WILD PRIDE : UNE FIERTÉ ALTERNATIVE VOIT LE JOUR
C’est dans ce contexte de division qu’émerge Wild Pride Montreal, proposant de « reprendre possession de la Fierté ».
Le collectif prévoit organiser de nombreux événements pour la communauté, en plus d’un défilé.
Composé de plusieurs organisations et personnes queer, le collectif « est né d’un besoin urgent de nous recentrer sur nos valeurs fondamentales qui sont la résistance, la solidarité, la célébration authentique de nos identités, et non pas la corporisation de notre parade », affirme Yara Coussa.
Dans un communiqué qu’il a fait parvenir à URBANIA, le collectif accuse par la bande Fierté Montréal de « pinkwashing », soit une stratégie de communication qui consiste à mettre de l’avant le soutien d’une entreprise ou organisation aux communautés LGBTQ+ à des fins d’image, sans engagement concret envers celles-ci.
« Nous exigeons le remplacement immédiat du directeur général, Simon Gamache, la rupture de tout lien avec les corporations exploitantes et complices de génocide, et une réponse aux demandes des organisations communautaires, affirmant sa solidarité avec les peuples colonisés et victimes de violence gouvernementale, de l’Île de la Tortue à la Palestine », peut-on y lire.
Dans une publication Instagram datée du 14 avril, le collectif annonçait la création de la Wild Pride et appelait les organisations et artistes queer à s’impliquer.
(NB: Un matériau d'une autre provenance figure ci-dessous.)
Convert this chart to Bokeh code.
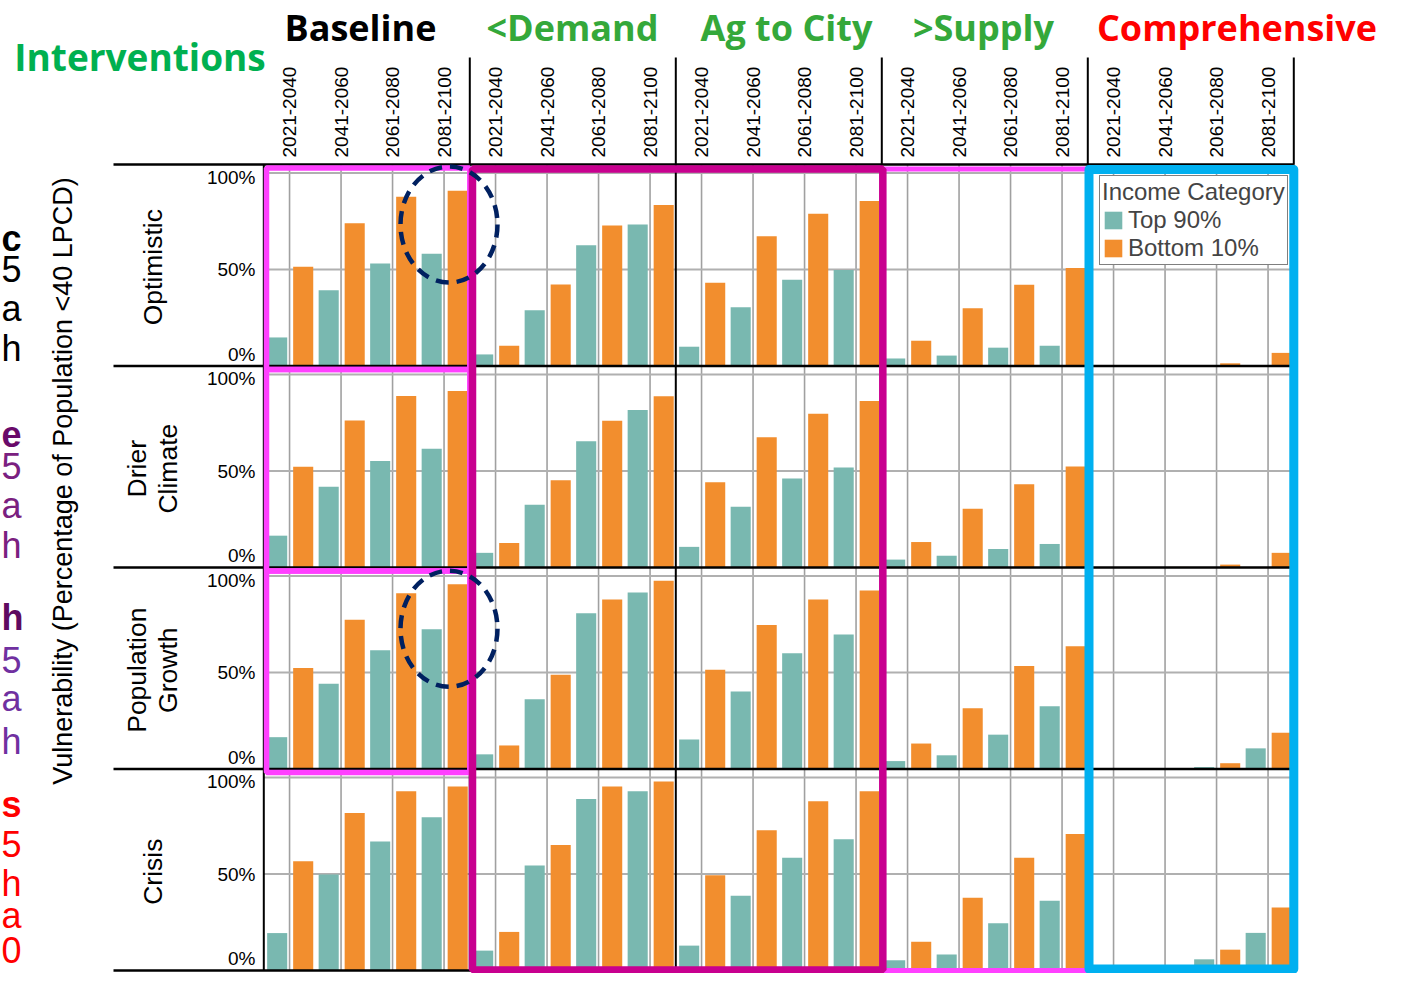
import math
from bokeh.plotting import figure
from bokeh.models import Range1d, ColumnDataSource, Legend, LegendItem
from bokeh.embed import file_html
from bokeh.resources import INLINE
from bokeh.core.properties import value

# ---------------- data ----------------
interventions = ["Baseline", "<Demand", "Ag to City", ">Supply", "Comprehensive"]
intervention_colors = ["#000000", "#34A83A", "#34A83A", "#34A83A", "#FF0000"]
scenarios = ["Optimistic", "Drier\nClimate", "Population\nGrowth", "Crisis"]
periods = ["2021-2040", "2041-2060", "2061-2080", "2081-2100"]
income_categories = ["Top 90%", "Bottom 10%"]
y_ticks = [1.0, 0.5, 0.0]
y_tick_labels = ["100%", "50%", "0%"]

# each list: one row per intervention, one value per period (fraction of population)
top90_optimistic = [[0.148, 0.393, 0.531, 0.582],
                    [0.060, 0.289, 0.626, 0.733],
                    [0.100, 0.305, 0.447, 0.498],
                    [0.039, 0.054, 0.095, 0.105],
                    [0.000, 0.000, 0.000, 0.000]]
bottom10_optimistic = [[0.515, 0.740, 0.878, 0.908],
                       [0.105, 0.422, 0.728, 0.835],
                       [0.432, 0.672, 0.789, 0.855],
                       [0.131, 0.299, 0.421, 0.508],
                       [0.000, 0.003, 0.014, 0.068]]
top90_drier = [[0.165, 0.419, 0.552, 0.615],
               [0.076, 0.325, 0.655, 0.817],
               [0.107, 0.315, 0.462, 0.518],
               [0.041, 0.061, 0.096, 0.122],
               [0.000, 0.000, 0.000, 0.000]]
bottom10_drier = [[0.522, 0.762, 0.889, 0.915],
                  [0.127, 0.452, 0.761, 0.888],
                  [0.442, 0.675, 0.797, 0.863],
                  [0.132, 0.305, 0.431, 0.523],
                  [0.000, 0.003, 0.015, 0.076]]
top90_popgrowth = [[0.165, 0.442, 0.615, 0.724],
                   [0.076, 0.361, 0.808, 0.915],
                   [0.153, 0.402, 0.600, 0.697],
                   [0.041, 0.071, 0.178, 0.325],
                   [0.000, 0.000, 0.010, 0.107]]
bottom10_popgrowth = [[0.524, 0.774, 0.911, 0.958],
                      [0.122, 0.488, 0.879, 0.976],
                      [0.514, 0.747, 0.879, 0.925],
                      [0.132, 0.315, 0.534, 0.636],
                      [0.000, 0.005, 0.030, 0.188]]
top90_crisis = [[0.194, 0.498, 0.669, 0.794],
                [0.103, 0.544, 0.889, 0.929],
                [0.129, 0.387, 0.585, 0.681],
                [0.053, 0.083, 0.245, 0.362],
                [0.000, 0.000, 0.058, 0.195]]
bottom10_crisis = [[0.567, 0.817, 0.929, 0.954],
                   [0.200, 0.651, 0.954, 0.980],
                   [0.494, 0.727, 0.878, 0.929],
                   [0.149, 0.377, 0.585, 0.707],
                   [0.000, 0.000, 0.108, 0.327]]

top90 = [top90_optimistic, top90_drier, top90_popgrowth, top90_crisis]
bottom10 = [bottom10_optimistic, bottom10_drier, bottom10_popgrowth, bottom10_crisis]

TEAL = "#79B8B0"
ORANGE = "#F28E2E"

# ---------------- layout (picture px) ----------------
W, H = 1385, 973
X0 = 263.3          # picture x of data x = 0
PXX = 51.5          # px per period slot
ROW_TOP = 164.0     # picture y of top of first panel row
ROW_PITCH = 201.5
PXY = 192.9         # px per 100 %
RH = ROW_PITCH / PXY
Y0 = ROW_TOP + 4 * ROW_PITCH


def dx(s):
    return (s - X0) / PXX


def dy(s):
    return (Y0 - s) / PXY


def oy(ref):
    # reference y inside the panel block -> output y
    return ROW_TOP + (ref - 166.3) * (4 * ROW_PITCH / 819.1)


def base(r):
    return (3 - r) * RH


p = figure(width=W, height=H,
           x_range=Range1d(dx(0), dx(W)),
           y_range=Range1d(dy(H), dy(0)),
           output_backend="svg", toolbar_location=None,
           x_axis_location=None, y_axis_location=None,
           min_border=0, title=None)
p.grid.visible = False
p.outline_line_color = None
p.background_fill_color = "white"
p.border_fill_color = "white"

ARIAL = value("Liberation Sans")
BOLDF = value("Open Sans")

# ---------------- gridlines ----------------
gx0, gy0, gx1, gy1 = [], [], [], []
for r in range(4):
    for c in range(5):
        for i in range(4):
            x = 4 * c + i + 0.5
            gx0.append(x); gx1.append(x)
            gy0.append(base(r)); gy1.append(base(r) + RH)
p.segment(gx0, gy0, gx1, gy1, line_color="#A0A0A0", line_width=1.6)
hx0, hy0, hx1, hy1 = [], [], [], []
for r in range(4):
    for t in (0.5, 1.0):
        hx0.append(0); hx1.append(20)
        hy0.append(base(r) + t); hy1.append(base(r) + t)
p.segment(hx0, hy0, hx1, hy1, line_color="#B0B0B0", line_width=2)

# ---------------- bars ----------------
tx, tt, tb, ox_, ot, ob = [], [], [], [], [], []
for r in range(4):
    for c in range(5):
        for i in range(4):
            tx.append(4 * c + i + 0.26); tb.append(base(r)); tt.append(base(r) + top90[r][c][i])
            ox_.append(4 * c + i + 0.765); ob.append(base(r)); ot.append(base(r) + bottom10[r][c][i])
src_t = ColumnDataSource(dict(x=tx, top=tt, bottom=tb))
src_o = ColumnDataSource(dict(x=ox_, top=ot, bottom=ob))
r_teal = p.vbar(x="x", top="top", bottom="bottom", width=0.39, source=src_t,
                fill_color=TEAL, line_color=None)
r_orange = p.vbar(x="x", top="top", bottom="bottom", width=0.39, source=src_o,
                  fill_color=ORANGE, line_color=None)

# ---------------- black frame lines ----------------
bx0, by0, bx1, by1 = [], [], [], []
for r in range(5):
    y = r * RH
    bx0.append(dx(113)); bx1.append(20); by0.append(y); by1.append(y)
p.segment(bx0, by0, bx1, by1, line_color="black", line_width=2.5)
vx = [0, 4, 8, 12, 16, 20]
p.segment(vx, [0] * 6, vx, [4 * RH] * 6, line_color="black", line_width=2)
hv = [4, 8, 12, 16, 20]
p.segment(hv, [4 * RH] * 5, hv, [dy(57)] * 5, line_color="black", line_width=2)

# ---------------- tick labels ----------------
tick_pos = {1.0: 0.978, 0.5: 0.5, 0.0: 0.06}
lx, ly, lt = [], [], []
for r in range(4):
    for t, lab in zip(y_ticks, y_tick_labels):
        lx.append(dx(255)); ly.append(base(r) + tick_pos[t]); lt.append(lab)
p.text(lx, ly, text=lt, text_font=ARIAL, text_font_size=value("19px"),
       text_align="right", text_baseline="middle", text_color="black")

px_, py_, pt_ = [], [], []
for c in range(5):
    for i in range(4):
        px_.append(4 * c + i + 0.5); py_.append(dy(157)); pt_.append(periods[i])
p.text(px_, py_, text=pt_, angle=math.pi / 2, text_font=ARIAL, text_font_size=value("19px"),
       text_align="left", text_baseline="middle", text_color="black")

# scenario labels
p.text([dx(152)] * 4, [base(r) + RH / 2 - 0.01 for r in range(4)], text=scenarios,
       angle=math.pi / 2, text_font=ARIAL, text_font_size=value("26.5px"),
       text_align="center", text_baseline="middle", text_line_height=1.05, text_color="black")

# y axis title
p.text([dx(62)], [dy(oy(488))], text=["Vulnerability (Percentage of Population <40 LPCD)"],
       angle=math.pi / 2, text_font=ARIAL, text_font_size=value("27px"),
       text_align="center", text_baseline="middle", text_color="black")

# header titles
title_centers = [360, 572, 786, 983, 1236.5]
for xc, t, col in zip(title_centers, interventions, intervention_colors):
    p.text([dx(xc)], [dy(27)], text=[t], text_font=BOLDF, text_font_style="bold",
           text_font_size=value("36px"), text_align="center", text_baseline="alphabetic",
           text_color=col)
p.text([dx(139.5)], [dy(56)], text=["Interventions"], text_font=BOLDF, text_font_style="bold",
       text_font_size=value("37px"), text_align="center", text_baseline="alphabetic",
       text_color="#00B050")

# clipped side labels at the far left
side_chars = [
    ("c", 242, "bold", "#000000"), ("5", 273, "normal", "#000000"),
    ("a", 313, "normal", "#000000"), ("h", 353, "normal", "#000000"),
    ("e", 440, "bold", "#6A0A6A"), ("5", 473, "normal", "#7A2080"),
    ("a", 513, "normal", "#7A2080"), ("h", 553, "normal", "#7A2080"),
    ("h", 627, "bold", "#5F0A60"), ("5", 670, "normal", "#7030A0"),
    ("a", 709, "normal", "#7030A0"), ("h", 753, "normal", "#7030A0"),
    ("s", 817, "bold", "#FF0000"), ("5", 857, "normal", "#FF0000"),
    ("h", 897, "normal", "#FF0000"), ("a", 930, "normal", "#FF0000"),
    ("0", 965, "normal", "#FF0000"),
]
for ch, yb, st, col in side_chars:
    p.text([dx(1)], [dy(oy(yb))], text=[ch], text_font=ARIAL, text_font_style=st,
           text_font_size=value("36px"), text_align="left", text_baseline="alphabetic",
           text_color=col)

# ---------------- highlight boxes ----------------
for r in range(3):
    p.quad(left=[dx(266)], right=[4.0], top=[base(r) + RH - 3.5 / PXY],
           bottom=[base(r) - 3.5 / PXY], fill_color=None, line_color="#FF40FF", line_width=5.5)
p.quad(left=[12.0], right=[16.0], top=[4 * RH - 4.5 / PXY], bottom=[0.0],
       fill_color=None, line_color="#FF40FF", line_width=5)
p.quad(left=[dx(472)], right=[12.02], top=[4 * RH - 4.5 / PXY], bottom=[0.5 / PXY],
       fill_color=None, line_color="#C8008F", line_width=7.5)
p.quad(left=[dx(1088.5)], right=[20.0], top=[4 * RH - 5 / PXY], bottom=[1.5 / PXY],
       fill_color=None, line_color="#00B0F0", line_width=9, line_join="round")

# dashed circles
p.ellipse(x=[dx(448.5)] * 2, y=[base(0) + 0.733, base(2) + 0.727],
          width=97 / PXX, height=116 / PXY, fill_color=None,
          line_color="#002060", line_width=4.5, line_dash="13 8")

# ---------------- legend ----------------
legend = Legend(items=[LegendItem(label=income_categories[0], renderers=[r_teal]),
                       LegendItem(label=income_categories[1], renderers=[r_orange])],
                location=(1099, H - 265), title="Income Category",
                title_text_font="Liberation Sans", title_text_font_style="normal",
                title_text_font_size="24px", title_standoff=0,
                label_text_font="Liberation Sans", label_text_font_size="24px",
                glyph_width=22, glyph_height=22, label_standoff=4, label_height=24,
                padding=2, spacing=0, margin=0,
                border_line_color="black", border_line_width=1.5,
                background_fill_color="white", background_fill_alpha=1.0)
p.add_layout(legend)

open("out.html", "w").write(file_html(p, INLINE))
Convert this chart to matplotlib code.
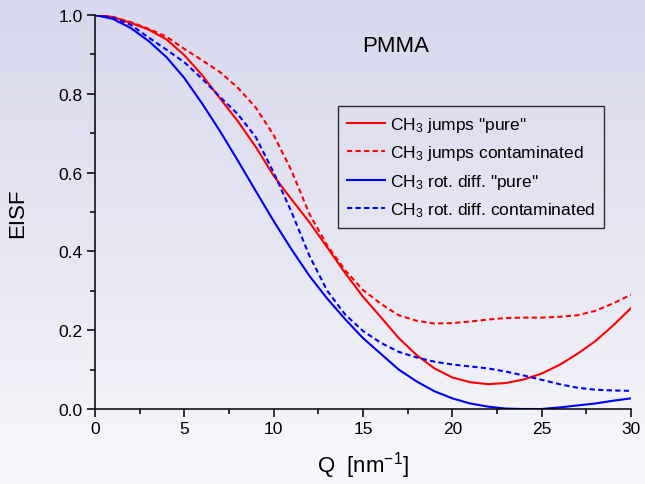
import numpy as np
import matplotlib
matplotlib.use("Agg")
import matplotlib.pyplot as plt
from matplotlib.colors import LinearSegmentedColormap

plt.rcParams['font.family'] = ['Liberation Sans', 'DejaVu Sans']
plt.rcParams['mathtext.fontset'] = 'custom'
plt.rcParams['mathtext.rm'] = 'Liberation Sans'
plt.rcParams['mathtext.it'] = 'Liberation Sans'
plt.rcParams['mathtext.default'] = 'regular'

# ---- data ----
q = list(range(0, 31))
jumps_pure = [1.0, 0.995, 0.98, 0.963, 0.938, 0.898, 0.847, 0.788, 0.73, 0.665, 0.592,
              0.532, 0.474, 0.41, 0.345, 0.285, 0.233, 0.18, 0.137, 0.103, 0.08,
              0.068, 0.063, 0.066, 0.075, 0.09, 0.112, 0.14, 0.172, 0.212, 0.256]
jumps_cont = [1.0, 0.995, 0.982, 0.965, 0.945, 0.914, 0.885, 0.855, 0.815, 0.765, 0.695,
              0.605, 0.495, 0.415, 0.352, 0.302, 0.267, 0.238, 0.224, 0.217, 0.218,
              0.222, 0.227, 0.231, 0.232, 0.232, 0.234, 0.238, 0.249, 0.268, 0.29]
rot_pure = [1.0, 0.99, 0.967, 0.934, 0.893, 0.84, 0.775, 0.705, 0.63, 0.553, 0.477,
            0.405, 0.338, 0.28, 0.228, 0.18, 0.14, 0.10, 0.07, 0.045, 0.027,
            0.014, 0.006, 0.001, 0.0, 0.0, 0.004, 0.009, 0.014, 0.021, 0.027]
rot_cont = [1.0, 0.993, 0.975, 0.943, 0.912, 0.88, 0.838, 0.792, 0.748, 0.69, 0.60,
            0.50, 0.389, 0.30, 0.24, 0.198, 0.168, 0.145, 0.131, 0.12, 0.113,
            0.108, 0.103, 0.095, 0.085, 0.074, 0.063, 0.054, 0.049, 0.047, 0.046]

labels = ['CH$_3$ jumps "pure"', 'CH$_3$ jumps contaminated',
          'CH$_3$ rot. diff. "pure"', 'CH$_3$ rot. diff. contaminated']
xticks = [0, 5, 10, 15, 20, 25, 30]
yticks = [0.0, 0.2, 0.4, 0.6, 0.8, 1.0]

W, H = 645, 485
fig = plt.figure(figsize=(W / 100, H / 100), dpi=100)

# gradient background
bg = fig.add_axes([0, 0, 1, 1], zorder=-10)
cmap = LinearSegmentedColormap.from_list('bg', ['#d8d8ee', '#e6e6f3', '#f8f8fc'])
grad = np.linspace(0, 1, 256).reshape(-1, 1)
bg.imshow(grad, aspect='auto', cmap=cmap, extent=[0, 1, 0, 1], origin='upper')
bg.axis('off')

ax = fig.add_axes([95 / W, 1 - 410 / H, (631 - 95) / W, (410 - 16) / H])
ax.set_facecolor('none')

lw = 1.5
ax.plot(q, jumps_pure, color='#ff0000', lw=lw, label=labels[0])
ax.plot(q, jumps_cont, color='#ff0000', lw=lw, ls=(0, (2.5, 1.6)), label=labels[1])
ax.plot(q, rot_pure, color='#0000ff', lw=lw, label=labels[2])
ax.plot(q, rot_cont, color='#0000ff', lw=lw, ls=(0, (2.5, 1.6)), label=labels[3])

ax.set_xlim(0, 30)
ax.set_ylim(0, 1.0)
ax.set_xticks(xticks)
ax.set_yticks(yticks)
ax.set_xticklabels([str(v) for v in xticks])
ax.set_yticklabels([f"{v:.1f}" for v in yticks])
ax.set_xticks(np.arange(0, 30.1, 2.5), minor=True)
ax.set_yticks(np.arange(0, 1.01, 0.1), minor=True)

for s in ['top', 'right']:
    ax.spines[s].set_visible(False)
for s in ['left', 'bottom']:
    ax.spines[s].set_linewidth(1.1)
    ax.spines[s].set_color('black')
ax.tick_params(which='major', direction='out', length=6, width=1.1, labelsize=12.5, pad=3)
ax.tick_params(which='minor', direction='out', length=3.5, width=1.1)

ax.set_xlabel('Q  [nm$^{-1}$]', fontsize=16, labelpad=9)
ax.set_ylabel('EISF', fontsize=16, labelpad=22)

ax.text(362, H - 52, 'PMMA', transform=None, fontsize=16)

leg = ax.legend(loc='upper left', bbox_to_anchor=(338 / W, 1 - 107 / H),
                bbox_transform=fig.transFigure, borderaxespad=0,
                fontsize=12.5, frameon=True, fancybox=False, handlelength=2.2,
                handletextpad=0.3, labelspacing=0.55, borderpad=0.5)
leg.get_frame().set_edgecolor('black')
leg.get_frame().set_facecolor('none')
leg.get_frame().set_linewidth(1.0)

fig.savefig('out.png', dpi=100)
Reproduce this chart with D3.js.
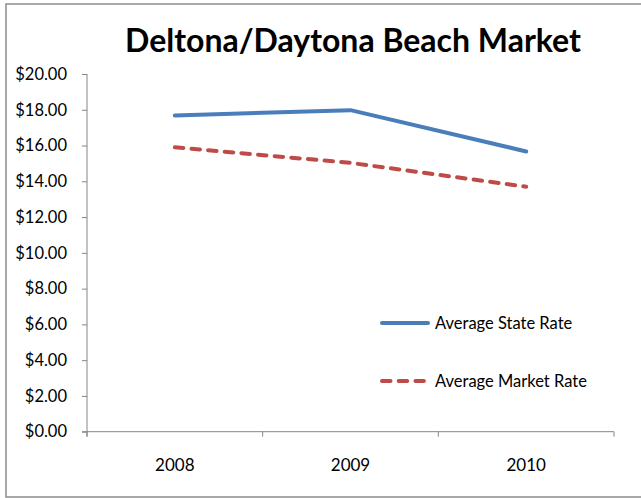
<!DOCTYPE html>
<html>
<head>
<meta charset="utf-8">
<script src="https://cdn.jsdelivr.net/npm/d3@7/dist/d3.min.js"></script>
<style>
  body { margin: 0; background: #fff; }
  text { font-family: Lato, "Open Sans", sans-serif; fill: #000; }
</style>
</head>
<body>
<div id="chart"></div>
<script>
var title = "Deltona/Daytona Beach Market";
var years = ["2008", "2009", "2010"];
var stateRate = [17.68, 17.98, 15.67];
var marketRate = [15.90, 15.03, 13.70];
var yTicks = [0, 2, 4, 6, 8, 10, 12, 14, 16, 18, 20];
var seriesNames = ["Average State Rate", "Average Market Rate"];

var width = 641, height = 498;
var margin = { left: 87, right: 27, top: 74, bottom: 66 };

var svg = d3.select("#chart")
    .append("svg")
    .attr("width", width)
    .attr("height", height);

// outer chart border (right side runs off the picture)
svg.append("path")
    .attr("d", "M650,4 H6 V497 H650")
    .attr("fill", "none")
    .attr("stroke", "#8c8c8c")
    .attr("stroke-width", 1.5);

// title
svg.append("text")
    .attr("x", 353)
    .attr("y", 52)
    .attr("text-anchor", "middle")
    .style("font-weight", "bold")
    .style("font-size", "32px")
    .text(title);

var x = d3.scaleBand()
    .domain(years)
    .range([margin.left, width - margin.right]);

var y = d3.scaleLinear()
    .domain([0, 20])
    .range([height - margin.bottom - 0.3, margin.top]);

// y axis
var yAxis = svg.append("g")
    .attr("transform", "translate(" + margin.left + ",0)")
    .call(d3.axisLeft(y).tickValues(yTicks).tickSize(5).tickPadding(15)
        .tickFormat(function (d) { return "$" + d3.format(".2f")(d); }));
yAxis.select(".domain").attr("d", "M0," + y(20) + "V" + (y(0) + 5));

// x axis with ticks at band edges
var xAxis = svg.append("g")
    .attr("transform", "translate(0," + y(0) + ")");
xAxis.append("line")
    .attr("x1", margin.left - 5).attr("x2", width - margin.right)
    .attr("stroke", "#868686");
var edges = years.map(function (d) { return x(d); }).concat([x(years[years.length - 1]) + x.bandwidth()]);
xAxis.selectAll(".edge")
    .data(edges).enter()
    .append("line")
    .attr("class", "edge")
    .attr("x1", function (d) { return d; })
    .attr("x2", function (d) { return d; })
    .attr("y2", 5)
    .attr("stroke", "#868686");
xAxis.selectAll(".lab")
    .data(years).enter()
    .append("text")
    .attr("class", "lab")
    .attr("x", function (d) { return x(d) + x.bandwidth() / 2; })
    .attr("y", 39)
    .attr("text-anchor", "middle")
    .style("font-size", "17px")
    .text(function (d) { return d; });

yAxis.selectAll("line").attr("stroke", "#868686");
yAxis.select(".domain").attr("stroke", "#868686");
yAxis.selectAll("text")
    .style("font-size", "16.5px")
    .style("font-family", "Lato, sans-serif");

var line = d3.line()
    .x(function (d, i) { return x(years[i]) + x.bandwidth() / 2; })
    .y(function (d) { return y(d); });

svg.append("path")
    .datum(stateRate)
    .attr("d", line)
    .attr("fill", "none")
    .attr("stroke", "#4a7ebb")
    .attr("stroke-width", 4)
    .attr("stroke-linecap", "round")
    .attr("stroke-linejoin", "round");

svg.append("path")
    .datum(marketRate)
    .attr("d", line)
    .attr("fill", "none")
    .attr("stroke", "#be4b48")
    .attr("stroke-width", 4)
    .attr("stroke-linecap", "round")
    .attr("stroke-dasharray", "8.5,8.2");

// legend
var legend = svg.append("g");
var legendRows = [
    { name: seriesNames[0], color: "#4a7ebb", dash: null, y: 323 },
    { name: seriesNames[1], color: "#be4b48", dash: "8.5,8.2", y: 381 }
];
legendRows.forEach(function (r) {
    legend.append("line")
        .attr("x1", 382).attr("x2", 428)
        .attr("y1", r.y).attr("y2", r.y)
        .attr("stroke", r.color)
        .attr("stroke-width", 4)
        .attr("stroke-linecap", "round")
        .attr("stroke-dasharray", r.dash);
    legend.append("text")
        .attr("x", 435)
        .attr("y", r.y)
        .attr("dy", "0.35em")
        .style("font-size", "16.5px")
        .text(r.name);
});
</script>
</body>
</html>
Yara Coussa affirme qu’en deux jours, le collectif avait déjà reçu 328 applications.
« La Wild Pride, c’est positif », avance de son côté Simon Gamache. « Dans la communauté LGBTQ+, il y a une diversité de personnes et de perspectives. C’est tout à fait sain qu’il y ait ça. »
« La Wild Pride, je suis super content que ça ait lieu, parce que c’est une plateforme supplémentaire pour les artistes queer. Puis on en a besoin de plus en plus », ajoute-t-il.
Le directeur général se désole toutefois que la situation se soit autant « enflammée ».
Malgré la rupture, la multiplication d’espaces où les communautés queer peuvent perdurer semble porteuse. Il ne reste plus qu’à voir si celles-ci parviennent à coexister au sein d’une même métropole.